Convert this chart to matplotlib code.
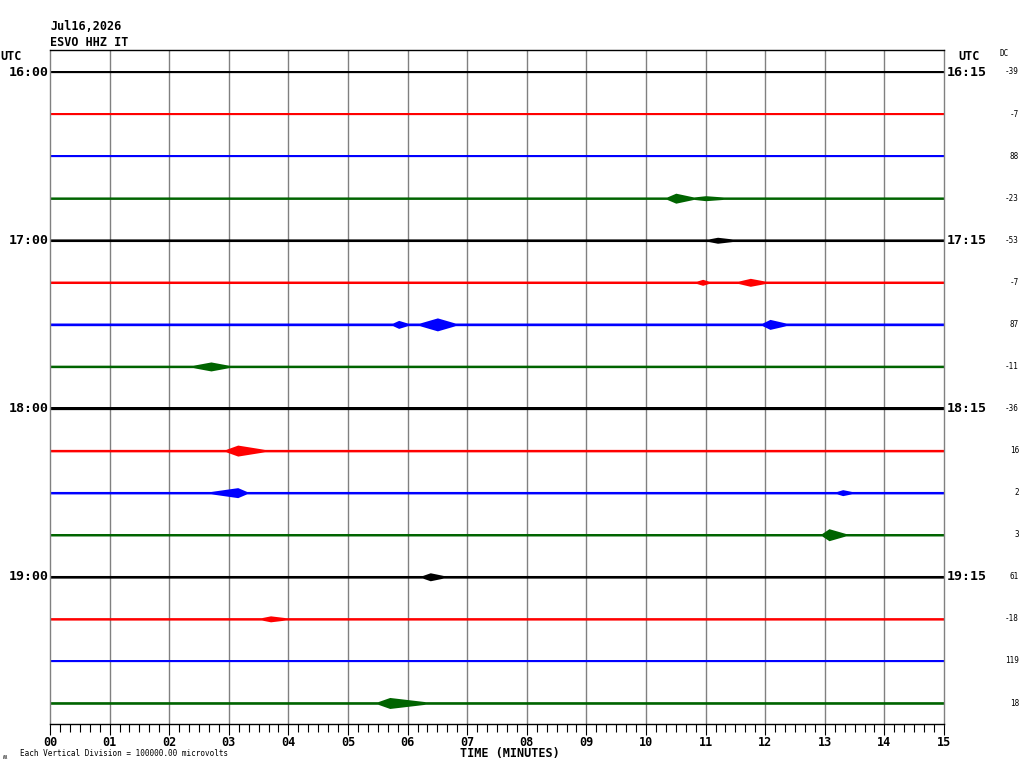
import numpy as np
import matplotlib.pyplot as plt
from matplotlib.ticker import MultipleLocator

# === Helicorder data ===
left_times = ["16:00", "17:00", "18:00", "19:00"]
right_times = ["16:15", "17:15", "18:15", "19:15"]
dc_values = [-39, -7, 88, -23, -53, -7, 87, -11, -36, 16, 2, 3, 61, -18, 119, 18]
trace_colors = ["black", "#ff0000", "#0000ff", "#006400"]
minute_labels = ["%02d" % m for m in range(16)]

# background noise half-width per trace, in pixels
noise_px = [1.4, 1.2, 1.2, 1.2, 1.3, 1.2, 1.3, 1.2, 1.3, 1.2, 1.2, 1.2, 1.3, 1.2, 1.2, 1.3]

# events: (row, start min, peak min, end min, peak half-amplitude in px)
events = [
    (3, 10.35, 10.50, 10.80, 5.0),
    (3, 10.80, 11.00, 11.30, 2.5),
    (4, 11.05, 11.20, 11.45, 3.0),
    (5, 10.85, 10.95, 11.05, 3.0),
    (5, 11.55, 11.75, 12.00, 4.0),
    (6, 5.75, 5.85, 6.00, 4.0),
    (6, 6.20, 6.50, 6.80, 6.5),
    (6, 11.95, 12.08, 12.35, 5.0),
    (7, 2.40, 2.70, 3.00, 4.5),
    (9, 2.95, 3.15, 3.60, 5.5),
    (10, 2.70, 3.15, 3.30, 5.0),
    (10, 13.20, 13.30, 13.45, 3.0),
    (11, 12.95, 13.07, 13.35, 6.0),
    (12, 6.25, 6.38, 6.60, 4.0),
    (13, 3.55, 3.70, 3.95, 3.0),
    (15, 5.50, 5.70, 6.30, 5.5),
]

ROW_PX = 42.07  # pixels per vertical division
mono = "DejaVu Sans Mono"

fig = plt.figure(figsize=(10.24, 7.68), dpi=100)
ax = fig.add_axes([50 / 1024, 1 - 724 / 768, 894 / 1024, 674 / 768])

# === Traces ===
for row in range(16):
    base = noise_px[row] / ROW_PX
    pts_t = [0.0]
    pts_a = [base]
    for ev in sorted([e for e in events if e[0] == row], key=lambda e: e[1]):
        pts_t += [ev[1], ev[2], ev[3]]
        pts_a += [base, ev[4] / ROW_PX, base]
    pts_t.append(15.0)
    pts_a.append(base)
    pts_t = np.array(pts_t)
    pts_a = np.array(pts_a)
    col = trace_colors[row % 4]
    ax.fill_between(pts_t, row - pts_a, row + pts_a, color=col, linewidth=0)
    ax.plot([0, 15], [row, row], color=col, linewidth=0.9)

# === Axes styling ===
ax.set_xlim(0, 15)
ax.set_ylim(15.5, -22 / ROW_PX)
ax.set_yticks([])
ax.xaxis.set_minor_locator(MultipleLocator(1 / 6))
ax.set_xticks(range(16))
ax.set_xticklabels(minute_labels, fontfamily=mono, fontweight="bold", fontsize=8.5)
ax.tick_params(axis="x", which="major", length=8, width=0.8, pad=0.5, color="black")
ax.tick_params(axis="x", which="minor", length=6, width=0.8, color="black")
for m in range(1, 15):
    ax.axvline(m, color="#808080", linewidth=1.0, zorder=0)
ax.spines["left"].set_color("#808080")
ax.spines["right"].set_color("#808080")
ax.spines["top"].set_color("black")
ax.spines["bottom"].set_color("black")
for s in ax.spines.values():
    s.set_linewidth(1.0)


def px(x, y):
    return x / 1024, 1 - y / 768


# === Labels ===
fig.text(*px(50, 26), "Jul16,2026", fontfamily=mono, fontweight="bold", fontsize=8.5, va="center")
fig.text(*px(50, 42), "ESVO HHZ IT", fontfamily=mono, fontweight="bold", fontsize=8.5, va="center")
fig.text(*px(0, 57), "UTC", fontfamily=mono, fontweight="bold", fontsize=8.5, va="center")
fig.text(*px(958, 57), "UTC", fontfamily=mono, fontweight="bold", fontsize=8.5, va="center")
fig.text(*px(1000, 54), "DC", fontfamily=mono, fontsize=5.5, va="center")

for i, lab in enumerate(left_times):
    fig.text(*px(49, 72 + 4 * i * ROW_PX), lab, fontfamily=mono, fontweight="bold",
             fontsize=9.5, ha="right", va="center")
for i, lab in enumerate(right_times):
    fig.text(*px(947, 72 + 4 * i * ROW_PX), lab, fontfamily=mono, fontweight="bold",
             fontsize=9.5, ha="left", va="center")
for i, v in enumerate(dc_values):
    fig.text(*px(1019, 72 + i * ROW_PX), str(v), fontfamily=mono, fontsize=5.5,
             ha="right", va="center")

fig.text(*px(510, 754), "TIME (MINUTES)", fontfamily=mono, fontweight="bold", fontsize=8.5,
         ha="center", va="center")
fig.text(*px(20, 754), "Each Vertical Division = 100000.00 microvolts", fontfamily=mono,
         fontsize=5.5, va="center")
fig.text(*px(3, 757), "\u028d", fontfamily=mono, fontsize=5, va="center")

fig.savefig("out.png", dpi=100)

EXERCISE INSTRUCTIONS
Only the lines from the start of the material through the line containing "ax = fig.add_axes([50" should be transcribed. Pictures stay out.

EXERCISE RESPONSE
Convert this chart to matplotlib code.
import numpy as np
import matplotlib.pyplot as plt
from matplotlib.ticker import MultipleLocator

# === Helicorder data ===
left_times = ["16:00", "17:00", "18:00", "19:00"]
right_times = ["16:15", "17:15", "18:15", "19:15"]
dc_values = [-39, -7, 88, -23, -53, -7, 87, -11, -36, 16, 2, 3, 61, -18, 119, 18]
trace_colors = ["black", "#ff0000", "#0000ff", "#006400"]
minute_labels = ["%02d" % m for m in range(16)]

# background noise half-width per trace, in pixels
noise_px = [1.4, 1.2, 1.2, 1.2, 1.3, 1.2, 1.3, 1.2, 1.3, 1.2, 1.2, 1.2, 1.3, 1.2, 1.2, 1.3]

# events: (row, start min, peak min, end min, peak half-amplitude in px)
events = [
    (3, 10.35, 10.50, 10.80, 5.0),
    (3, 10.80, 11.00, 11.30, 2.5),
    (4, 11.05, 11.20, 11.45, 3.0),
    (5, 10.85, 10.95, 11.05, 3.0),
    (5, 11.55, 11.75, 12.00, 4.0),
    (6, 5.75, 5.85, 6.00, 4.0),
    (6, 6.20, 6.50, 6.80, 6.5),
    (6, 11.95, 12.08, 12.35, 5.0),
    (7, 2.40, 2.70, 3.00, 4.5),
    (9, 2.95, 3.15, 3.60, 5.5),
    (10, 2.70, 3.15, 3.30, 5.0),
    (10, 13.20, 13.30, 13.45, 3.0),
    (11, 12.95, 13.07, 13.35, 6.0),
    (12, 6.25, 6.38, 6.60, 4.0),
    (13, 3.55, 3.70, 3.95, 3.0),
    (15, 5.50, 5.70, 6.30, 5.5),
]

ROW_PX = 42.07  # pixels per vertical division
mono = "DejaVu Sans Mono"

fig = plt.figure(figsize=(10.24, 7.68), dpi=100)
ax = fig.add_axes([50 / 1024, 1 - 724 / 768, 894 / 1024, 674 / 768])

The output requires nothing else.